=== DATASET EXCERPT ===
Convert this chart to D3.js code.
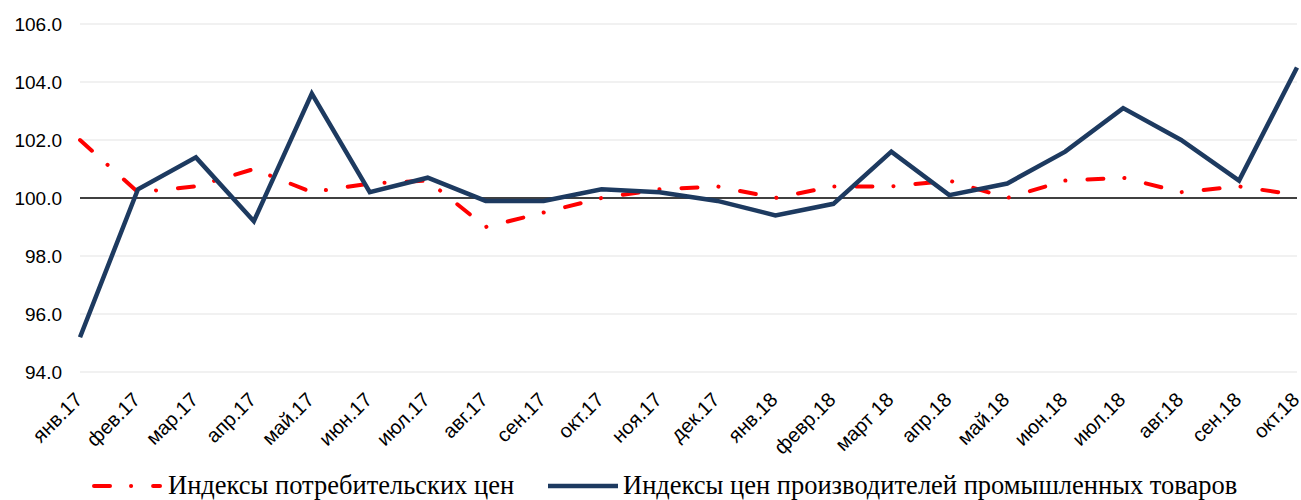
<!DOCTYPE html>
<html><head><meta charset="utf-8">
<script src="https://cdn.jsdelivr.net/npm/d3@7"></script>
<style>body{margin:0;background:#fff}svg{display:block}</style>
</head><body>
<svg id="c" width="1301" height="500"></svg>
<script>
const categories = ["янв.17","фев.17","мар.17","апр.17","май.17","июн.17","июл.17","авг.17","сен.17","окт.17","ноя.17","дек.17","янв.18","февр.18","март 18","апр.18","май.18","июн.18","июл.18","авг.18","сен.18","окт.18"];
const cpi = [102.0,100.2,100.4,101.0,100.2,100.5,100.6,99.0,99.5,100.0,100.3,100.4,100.0,100.4,100.4,100.6,100.0,100.6,100.7,100.2,100.4,100.1];
const ppi = [95.2,100.3,101.4,99.2,103.6,100.2,100.7,99.9,99.9,100.3,100.2,99.9,99.4,99.8,101.6,100.1,100.5,101.6,103.1,102.0,100.6,104.5];
const yTicks = [94,96,98,100,102,104,106];
const seriesNames = ["Индексы потребительских цен","Индексы цен производителей промышленных товаров"];

const SANS = '"Liberation Sans", Arial, sans-serif';
const SERIF = '"Liberation Serif", "Times New Roman", serif';

const svg = d3.select("#c");
const x = d3.scalePoint().domain(categories).range([80, 1297]);
const y = d3.scaleLinear().domain([94,106]).range([372, 24]);

// gridlines
svg.append("g").selectAll("line").data(yTicks.filter(d=>d!==100)).join("line")
  .attr("x1",80).attr("x2",1297).attr("y1",d=>y(d)).attr("y2",d=>y(d))
  .attr("stroke","#ececec").attr("stroke-width",1.5);

// y axis labels
const ya = svg.append("g").attr("transform","translate(80,0)")
  .call(d3.axisLeft(y).tickValues(yTicks).tickFormat(d3.format(".1f")).tickSize(0).tickPadding(18));
ya.select(".domain").remove();
ya.selectAll("text").style("font-family",SANS).style("font-size","19px").attr("fill","#000");

// baseline 100
svg.append("line").attr("x1",80).attr("x2",1297).attr("y1",y(100)).attr("y2",y(100))
  .attr("stroke","#000").attr("stroke-width",1.5);

// x axis labels
const xa = svg.append("g").attr("transform","translate(0,372)")
  .call(d3.axisBottom(x).tickSize(0).tickPadding(0));
xa.select(".domain").remove();
xa.selectAll("text")
  .style("font-family",SANS).style("font-size","20px").attr("fill","#000")
  .attr("text-anchor","end").attr("x",0).attr("y",0).attr("dy","0")
  .attr("transform","translate(3,29) rotate(-45)");

const line = d3.line().x((d,i)=>x(categories[i])).y(d=>y(d));

svg.append("path").datum(cpi).attr("d",line).attr("fill","none")
  .attr("stroke","#ff0000").attr("stroke-width",4).attr("stroke-linecap","round")
  .attr("stroke-dasharray","16,21,0.1,22");
svg.append("path").datum(ppi).attr("d",line).attr("fill","none")
  .attr("stroke","#1d3a60").attr("stroke-width",4.5).attr("stroke-linejoin","miter");

// legend
const lg = svg.append("g");
lg.append("line").attr("x1",94).attr("x2",160).attr("y1",486).attr("y2",486)
  .attr("stroke","#ff0000").attr("stroke-width",4).attr("stroke-linecap","round")
  .attr("stroke-dasharray","16,21,0.1,22");
lg.append("text").attr("x",168).attr("y",494).text(seriesNames[0])
  .style("font-family",SERIF).style("font-size","26.5px").attr("fill","#000");
lg.append("line").attr("x1",548).attr("x2",618).attr("y1",486).attr("y2",486)
  .attr("stroke","#1d3a60").attr("stroke-width",4.5);
lg.append("text").attr("x",623).attr("y",494).text(seriesNames[1])
  .style("font-family",SERIF).style("font-size","26.5px").attr("fill","#000");
</script>
</body></html>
===
WORK TO DO - Print the whole listing above once more, word for word, without its pictures.

RESULT OF THE EXERCISE -
Convert this chart to D3.js code.
<!DOCTYPE html>
<html><head><meta charset="utf-8">
<script src="https://cdn.jsdelivr.net/npm/d3@7"></script>
<style>body{margin:0;background:#fff}svg{display:block}</style>
</head><body>
<svg id="c" width="1301" height="500"></svg>
<script>
const categories = ["янв.17","фев.17","мар.17","апр.17","май.17","июн.17","июл.17","авг.17","сен.17","окт.17","ноя.17","дек.17","янв.18","февр.18","март 18","апр.18","май.18","июн.18","июл.18","авг.18","сен.18","окт.18"];
const cpi = [102.0,100.2,100.4,101.0,100.2,100.5,100.6,99.0,99.5,100.0,100.3,100.4,100.0,100.4,100.4,100.6,100.0,100.6,100.7,100.2,100.4,100.1];
const ppi = [95.2,100.3,101.4,99.2,103.6,100.2,100.7,99.9,99.9,100.3,100.2,99.9,99.4,99.8,101.6,100.1,100.5,101.6,103.1,102.0,100.6,104.5];
const yTicks = [94,96,98,100,102,104,106];
const seriesNames = ["Индексы потребительских цен","Индексы цен производителей промышленных товаров"];

const SANS = '"Liberation Sans", Arial, sans-serif';
const SERIF = '"Liberation Serif", "Times New Roman", serif';

const svg = d3.select("#c");
const x = d3.scalePoint().domain(categories).range([80, 1297]);
const y = d3.scaleLinear().domain([94,106]).range([372, 24]);

// gridlines
svg.append("g").selectAll("line").data(yTicks.filter(d=>d!==100)).join("line")
  .attr("x1",80).attr("x2",1297).attr("y1",d=>y(d)).attr("y2",d=>y(d))
  .attr("stroke","#ececec").attr("stroke-width",1.5);

// y axis labels
const ya = svg.append("g").attr("transform","translate(80,0)")
  .call(d3.axisLeft(y).tickValues(yTicks).tickFormat(d3.format(".1f")).tickSize(0).tickPadding(18));
ya.select(".domain").remove();
ya.selectAll("text").style("font-family",SANS).style("font-size","19px").attr("fill","#000");

// baseline 100
svg.append("line").attr("x1",80).attr("x2",1297).attr("y1",y(100)).attr("y2",y(100))
  .attr("stroke","#000").attr("stroke-width",1.5);

// x axis labels
const xa = svg.append("g").attr("transform","translate(0,372)")
  .call(d3.axisBottom(x).tickSize(0).tickPadding(0));
xa.select(".domain").remove();
xa.selectAll("text")
  .style("font-family",SANS).style("font-size","20px").attr("fill","#000")
  .attr("text-anchor","end").attr("x",0).attr("y",0).attr("dy","0")
  .attr("transform","translate(3,29) rotate(-45)");

const line = d3.line().x((d,i)=>x(categories[i])).y(d=>y(d));

svg.append("path").datum(cpi).attr("d",line).attr("fill","none")
  .attr("stroke","#ff0000").attr("stroke-width",4).attr("stroke-linecap","round")
  .attr("stroke-dasharray","16,21,0.1,22");
svg.append("path").datum(ppi).attr("d",line).attr("fill","none")
  .attr("stroke","#1d3a60").attr("stroke-width",4.5).attr("stroke-linejoin","miter");

// legend
const lg = svg.append("g");
lg.append("line").attr("x1",94).attr("x2",160).attr("y1",486).attr("y2",486)
  .attr("stroke","#ff0000").attr("stroke-width",4).attr("stroke-linecap","round")
  .attr("stroke-dasharray","16,21,0.1,22");
lg.append("text").attr("x",168).attr("y",494).text(seriesNames[0])
  .style("font-family",SERIF).style("font-size","26.5px").attr("fill","#000");
lg.append("line").attr("x1",548).attr("x2",618).attr("y1",486).attr("y2",486)
  .attr("stroke","#1d3a60").attr("stroke-width",4.5);
lg.append("text").attr("x",623).attr("y",494).text(seriesNames[1])
  .style("font-family",SERIF).style("font-size","26.5px").attr("fill","#000");
</script>
</body></html>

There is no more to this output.